» Directions
Starting at the first line of the listing below, repeat each line exactly until the line containing "import * as", which you include. Leave out pictures.

» Data extract
____

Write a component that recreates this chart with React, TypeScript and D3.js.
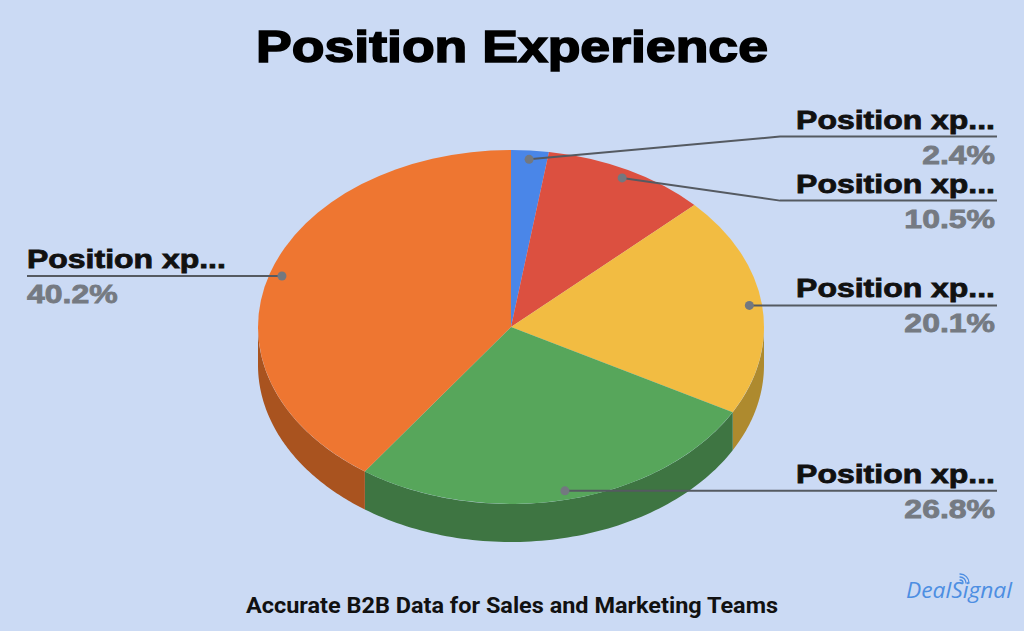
import React from "react";
import * as d3 from "d3";

const TITLE = "Position Experience";
const SUBTITLE = "Accurate B2B Data for Sales and Marketing Teams";
const BRAND = "DealSignal";
const sliceLabels = ["Position xp...", "Position xp...", "Position xp...", "Position xp...", "Position xp..."];
const sliceValues = [2.4, 10.5, 20.1, 26.8, 40.2];
const topColors = ["#4a86e8", "#dc5040", "#f2bc42", "#57a65b", "#ee7631"];
const sideColors = ["#345fa6", "#9c392e", "#ae8a2e", "#3e7542", "#a9531f"];

const W = 1024, H = 631;
const CX = 511, CY = 327, RX = 253, RY = 177, DEPTH = 38;
const BG = "#cbdaf4";
const LABEL_GAP = 64;
const RIGHT_X = 995, LEFT_X = 27, ELBOW_X = 780;

function ellPt(a: number, f = 1, dy = 0): [number, number] {
  return [CX + RX * f * Math.sin(a), CY - RY * f * Math.cos(a) + dy];
}

function spread(items: { i: number; want: number }[]) {
  const sorted = [...items].sort((a, b) => a.want - b.want);
  let clusters = sorted.map((it) => ({ items: [it], y0: it.want }));
  let changed = true;
  while (changed) {
    changed = false;
    for (let k = 0; k < clusters.length - 1; k++) {
      const a = clusters[k], b = clusters[k + 1];
      const aEnd = a.y0 + (a.items.length - 1) * LABEL_GAP;
      if (aEnd + LABEL_GAP > b.y0) {
        const its = [...a.items, ...b.items];
        const mean = d3.mean(its, (d) => d.want) as number;
        clusters.splice(k, 2, { items: its, y0: mean - ((its.length - 1) * LABEL_GAP) / 2 });
        changed = true;
        break;
      }
    }
  }
  const out: Record<number, number> = {};
  clusters.forEach((c) => c.items.forEach((it, j) => (out[it.i] = c.y0 + j * LABEL_GAP)));
  return out;
}

export default function App() {
  const arcs = d3.pie<number>().sort(null).value((d) => d)(sliceValues);
  const unitArc = d3.arc<d3.PieArcDatum<number>>().innerRadius(0).outerRadius(1);
  const line = d3.line();

  const sides = arcs.map((a, i) => {
    const s = Math.max(a.startAngle, Math.PI / 2);
    const e = Math.min(a.endAngle, (3 * Math.PI) / 2);
    if (e <= s) return null;
    const n = 80;
    const top = d3.range(n + 1).map((k) => ellPt(s + ((e - s) * k) / n));
    const bot = top.map(([x, y]) => [x, y + DEPTH] as [number, number]).reverse();
    return { d: (line([...top, ...bot]) as string) + "Z", color: sideColors[i] };
  });

  const dots = arcs.map((a, i) => {
    const mid = (a.startAngle + a.endAngle) / 2;
    const [x, y] = ellPt(mid, 0.95);
    return { i, x, y, right: Math.sin(mid) >= 0 };
  });
  const rightY = spread(dots.filter((d) => d.right).map((d) => ({ i: d.i, want: d.y })));
  const leftY = spread(dots.filter((d) => !d.right).map((d) => ({ i: d.i, want: d.y })));

  const labelFont = "'Liberation Sans', Arial, sans-serif";

  return (
    <svg width={W} height={H} style={{ position: "absolute", left: 0, top: 0, display: "block" }}>
      <rect width={W} height={H} fill={BG} />
      <g transform={`translate(${512},62) scale(1.19,1)`}>
        <text textAnchor="middle" fontFamily={labelFont} fontWeight="bold" fontSize={45} fill="#000" stroke="#000" strokeWidth={1.6}>
          {TITLE}
        </text>
      </g>
      {sides.map((s, i) => s && <path key={"s" + i} d={s.d} fill={s.color} />)}
      <g transform={`translate(${CX},${CY}) scale(${RX},${RY})`}>
        {arcs.map((a, i) => (
          <path key={"t" + i} d={unitArc(a) as string} fill={topColors[i]} />
        ))}
      </g>
      {dots.map((d) => {
        const ly = d.right ? rightY[d.i] : leftY[d.i];
        const pts: [number, number][] = d.right
          ? [[d.x, d.y], [ELBOW_X, ly], [RIGHT_X + 2, ly]]
          : [[d.x, d.y], [LEFT_X, ly]];
        const tx = d.right ? RIGHT_X : LEFT_X;
        const anchor = d.right ? "end" : "start";
        return (
          <g key={"l" + d.i}>
            <path d={line(pts) as string} fill="none" stroke="#555a61" strokeWidth={2} />
            <circle cx={d.x} cy={d.y} r={4.5} fill="#737880" />
            <g transform={`translate(${tx},${ly - 8}) scale(1.23,1)`}>
              <text textAnchor={anchor} fontFamily={labelFont} fontWeight="bold" fontSize={26} fill="#111" stroke="#111" strokeWidth={0.8}>
                {sliceLabels[d.i]}
              </text>
            </g>
            <g transform={`translate(${tx},${ly + 27}) scale(1.23,1)`}>
              <text textAnchor={anchor} fontFamily={labelFont} fontWeight="bold" fontSize={26} fill="#757a82" stroke="#757a82" strokeWidth={0.8}>
                {sliceValues[d.i].toFixed(1) + "%"}
              </text>
            </g>
          </g>
        );
      })}
      <text x={512} y={613} textAnchor="middle" fontFamily="Roboto, sans-serif" fontWeight="bold" fontSize={22} fill="#111" textLength={532} lengthAdjust="spacingAndGlyphs">
        {SUBTITLE}
      </text>
      <text x={906} y={598} fontFamily="'Open Sans', sans-serif" fontStyle="italic" fontSize={22} fill="#4d8ee2" textLength={106} lengthAdjust="spacingAndGlyphs">
        {BRAND}
      </text>
      <g fill="none" stroke="#4d8ee2" strokeWidth={1.3} strokeLinecap="round">
        <path d="M960,580 a3,3 0 0 1 3,3" />
        <path d="M960,577 a6,6 0 0 1 6,6" />
        <path d="M960,574 a9,9 0 0 1 9,9" />
      </g>
    </svg>
  );
}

____

» Finished answer
Write a component that recreates this chart with React, TypeScript and D3.js.
import React from "react";
import * as d3 from "d3";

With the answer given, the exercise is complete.